* **DATA PROVIDED**
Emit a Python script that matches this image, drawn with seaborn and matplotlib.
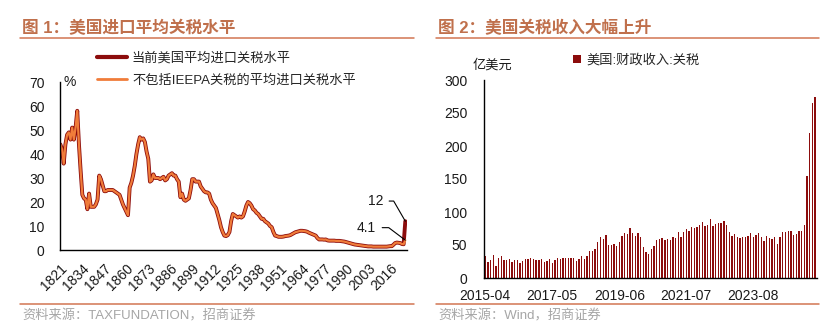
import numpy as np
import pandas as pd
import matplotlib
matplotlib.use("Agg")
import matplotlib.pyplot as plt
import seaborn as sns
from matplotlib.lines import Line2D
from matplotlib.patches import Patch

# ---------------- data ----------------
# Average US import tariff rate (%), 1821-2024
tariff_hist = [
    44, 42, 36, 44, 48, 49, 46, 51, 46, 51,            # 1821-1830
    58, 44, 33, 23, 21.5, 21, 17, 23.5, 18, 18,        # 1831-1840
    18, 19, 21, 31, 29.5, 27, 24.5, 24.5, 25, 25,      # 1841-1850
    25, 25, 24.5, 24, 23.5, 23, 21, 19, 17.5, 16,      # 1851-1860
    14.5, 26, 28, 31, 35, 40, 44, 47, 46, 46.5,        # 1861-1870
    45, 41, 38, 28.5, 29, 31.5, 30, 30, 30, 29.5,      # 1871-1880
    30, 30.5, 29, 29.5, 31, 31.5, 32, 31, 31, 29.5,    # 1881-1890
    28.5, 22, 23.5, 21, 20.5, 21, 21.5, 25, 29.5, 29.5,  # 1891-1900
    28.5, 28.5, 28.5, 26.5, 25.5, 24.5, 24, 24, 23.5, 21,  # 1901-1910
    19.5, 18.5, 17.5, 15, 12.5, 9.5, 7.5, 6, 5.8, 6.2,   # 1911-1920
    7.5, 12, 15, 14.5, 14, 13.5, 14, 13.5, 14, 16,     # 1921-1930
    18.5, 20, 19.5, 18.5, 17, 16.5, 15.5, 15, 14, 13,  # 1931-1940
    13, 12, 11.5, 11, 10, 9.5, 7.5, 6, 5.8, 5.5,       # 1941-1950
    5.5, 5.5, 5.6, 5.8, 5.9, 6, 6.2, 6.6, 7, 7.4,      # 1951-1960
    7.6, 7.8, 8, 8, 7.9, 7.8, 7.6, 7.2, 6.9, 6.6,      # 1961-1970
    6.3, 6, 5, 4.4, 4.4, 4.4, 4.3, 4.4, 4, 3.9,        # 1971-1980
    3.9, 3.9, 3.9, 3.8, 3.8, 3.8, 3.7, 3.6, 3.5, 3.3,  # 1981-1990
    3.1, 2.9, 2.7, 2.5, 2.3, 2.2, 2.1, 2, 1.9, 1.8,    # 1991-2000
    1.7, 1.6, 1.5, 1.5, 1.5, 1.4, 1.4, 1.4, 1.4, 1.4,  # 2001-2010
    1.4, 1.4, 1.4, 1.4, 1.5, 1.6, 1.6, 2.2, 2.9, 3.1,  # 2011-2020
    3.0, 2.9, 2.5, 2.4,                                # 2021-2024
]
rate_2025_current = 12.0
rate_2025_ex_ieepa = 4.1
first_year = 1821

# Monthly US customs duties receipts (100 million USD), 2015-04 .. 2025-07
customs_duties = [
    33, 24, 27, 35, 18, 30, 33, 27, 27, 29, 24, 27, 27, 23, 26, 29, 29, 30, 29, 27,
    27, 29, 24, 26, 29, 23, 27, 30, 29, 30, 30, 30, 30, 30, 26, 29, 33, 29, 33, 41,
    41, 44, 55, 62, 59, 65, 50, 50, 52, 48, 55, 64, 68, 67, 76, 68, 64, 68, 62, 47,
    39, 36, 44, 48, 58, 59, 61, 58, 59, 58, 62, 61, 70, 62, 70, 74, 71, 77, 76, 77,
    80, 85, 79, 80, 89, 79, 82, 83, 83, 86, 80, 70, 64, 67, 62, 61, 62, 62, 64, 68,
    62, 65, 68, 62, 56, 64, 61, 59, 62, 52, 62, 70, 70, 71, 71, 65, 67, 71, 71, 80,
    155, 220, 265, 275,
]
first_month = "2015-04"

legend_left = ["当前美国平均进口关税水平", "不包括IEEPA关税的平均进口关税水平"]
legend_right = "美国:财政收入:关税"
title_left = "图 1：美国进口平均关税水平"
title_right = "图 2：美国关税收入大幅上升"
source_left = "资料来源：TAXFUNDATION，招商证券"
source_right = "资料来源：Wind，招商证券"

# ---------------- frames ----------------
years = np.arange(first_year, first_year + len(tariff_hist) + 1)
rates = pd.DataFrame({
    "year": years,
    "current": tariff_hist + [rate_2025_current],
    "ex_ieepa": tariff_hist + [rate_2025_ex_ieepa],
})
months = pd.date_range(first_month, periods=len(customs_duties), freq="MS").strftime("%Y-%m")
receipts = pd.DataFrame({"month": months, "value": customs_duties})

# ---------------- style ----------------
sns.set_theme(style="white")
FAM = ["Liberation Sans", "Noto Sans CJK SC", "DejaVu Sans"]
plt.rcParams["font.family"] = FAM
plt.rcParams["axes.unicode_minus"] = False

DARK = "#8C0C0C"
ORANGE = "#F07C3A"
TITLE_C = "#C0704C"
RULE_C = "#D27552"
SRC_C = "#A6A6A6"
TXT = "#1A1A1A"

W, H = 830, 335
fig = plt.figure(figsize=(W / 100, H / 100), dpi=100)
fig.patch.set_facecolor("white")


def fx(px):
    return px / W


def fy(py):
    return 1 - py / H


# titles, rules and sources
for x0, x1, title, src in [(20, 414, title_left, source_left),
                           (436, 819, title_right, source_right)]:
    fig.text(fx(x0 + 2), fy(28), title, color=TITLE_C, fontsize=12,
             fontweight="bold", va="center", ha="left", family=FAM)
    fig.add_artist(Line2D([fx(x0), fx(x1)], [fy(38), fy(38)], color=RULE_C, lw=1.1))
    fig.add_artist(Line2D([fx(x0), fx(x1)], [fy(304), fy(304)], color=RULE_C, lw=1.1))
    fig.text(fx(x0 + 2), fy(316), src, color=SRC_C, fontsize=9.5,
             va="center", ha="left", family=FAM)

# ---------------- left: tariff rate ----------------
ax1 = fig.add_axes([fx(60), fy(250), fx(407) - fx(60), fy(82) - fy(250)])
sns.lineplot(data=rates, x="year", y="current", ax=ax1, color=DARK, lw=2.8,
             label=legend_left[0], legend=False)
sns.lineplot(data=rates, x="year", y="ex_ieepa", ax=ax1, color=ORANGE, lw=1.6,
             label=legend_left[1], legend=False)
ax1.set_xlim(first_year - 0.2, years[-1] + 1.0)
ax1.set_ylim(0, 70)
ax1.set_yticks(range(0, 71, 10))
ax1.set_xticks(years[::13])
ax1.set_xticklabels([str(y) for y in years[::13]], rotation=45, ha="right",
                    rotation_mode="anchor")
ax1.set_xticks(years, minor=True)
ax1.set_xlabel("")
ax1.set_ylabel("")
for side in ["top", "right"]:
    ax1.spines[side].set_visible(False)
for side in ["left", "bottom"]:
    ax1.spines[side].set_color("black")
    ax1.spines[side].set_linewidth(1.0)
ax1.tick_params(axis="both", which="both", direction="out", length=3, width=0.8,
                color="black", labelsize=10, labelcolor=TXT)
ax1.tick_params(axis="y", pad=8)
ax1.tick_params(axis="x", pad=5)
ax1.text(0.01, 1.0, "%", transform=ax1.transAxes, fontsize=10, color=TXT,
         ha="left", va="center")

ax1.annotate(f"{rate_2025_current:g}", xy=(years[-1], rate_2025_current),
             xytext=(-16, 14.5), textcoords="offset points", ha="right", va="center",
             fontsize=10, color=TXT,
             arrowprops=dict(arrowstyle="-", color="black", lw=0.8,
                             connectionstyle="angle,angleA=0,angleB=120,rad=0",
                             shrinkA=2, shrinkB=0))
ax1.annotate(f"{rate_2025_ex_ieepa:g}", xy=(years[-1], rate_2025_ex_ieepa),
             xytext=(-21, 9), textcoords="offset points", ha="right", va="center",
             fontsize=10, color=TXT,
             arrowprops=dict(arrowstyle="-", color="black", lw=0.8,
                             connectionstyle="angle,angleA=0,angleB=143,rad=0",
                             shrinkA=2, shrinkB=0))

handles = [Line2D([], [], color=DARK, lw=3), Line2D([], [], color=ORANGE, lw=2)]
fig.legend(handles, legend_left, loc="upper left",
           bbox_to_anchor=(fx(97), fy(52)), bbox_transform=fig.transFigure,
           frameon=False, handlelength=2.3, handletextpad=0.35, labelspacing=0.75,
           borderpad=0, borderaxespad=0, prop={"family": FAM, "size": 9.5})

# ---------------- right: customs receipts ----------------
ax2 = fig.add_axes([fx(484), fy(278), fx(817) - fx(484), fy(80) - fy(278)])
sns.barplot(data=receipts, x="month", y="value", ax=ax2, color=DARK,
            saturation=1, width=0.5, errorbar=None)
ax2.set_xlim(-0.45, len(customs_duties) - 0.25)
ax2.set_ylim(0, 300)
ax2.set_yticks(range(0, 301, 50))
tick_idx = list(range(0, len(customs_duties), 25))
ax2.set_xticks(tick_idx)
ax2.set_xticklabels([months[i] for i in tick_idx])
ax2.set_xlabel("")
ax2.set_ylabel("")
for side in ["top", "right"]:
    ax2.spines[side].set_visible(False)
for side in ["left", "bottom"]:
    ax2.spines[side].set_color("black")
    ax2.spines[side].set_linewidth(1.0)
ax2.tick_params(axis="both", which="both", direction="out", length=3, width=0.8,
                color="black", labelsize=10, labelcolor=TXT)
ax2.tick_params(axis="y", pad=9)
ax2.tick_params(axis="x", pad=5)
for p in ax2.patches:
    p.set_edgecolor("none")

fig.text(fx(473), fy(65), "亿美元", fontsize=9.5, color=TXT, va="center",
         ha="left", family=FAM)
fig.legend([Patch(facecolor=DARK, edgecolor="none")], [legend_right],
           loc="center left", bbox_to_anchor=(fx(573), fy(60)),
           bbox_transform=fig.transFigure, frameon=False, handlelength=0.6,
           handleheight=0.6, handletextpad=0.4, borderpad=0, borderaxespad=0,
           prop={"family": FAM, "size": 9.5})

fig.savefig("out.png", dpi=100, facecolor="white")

* **WHAT IS NEEDED**
Skip the pictures and restate exactly the lines from the beginning of the listing to the line with "from matplotlib.patches import Patch", that line included.

* **RESULT**
Emit a Python script that matches this image, drawn with seaborn and matplotlib.
import numpy as np
import pandas as pd
import matplotlib
matplotlib.use("Agg")
import matplotlib.pyplot as plt
import seaborn as sns
from matplotlib.lines import Line2D
from matplotlib.patches import Patch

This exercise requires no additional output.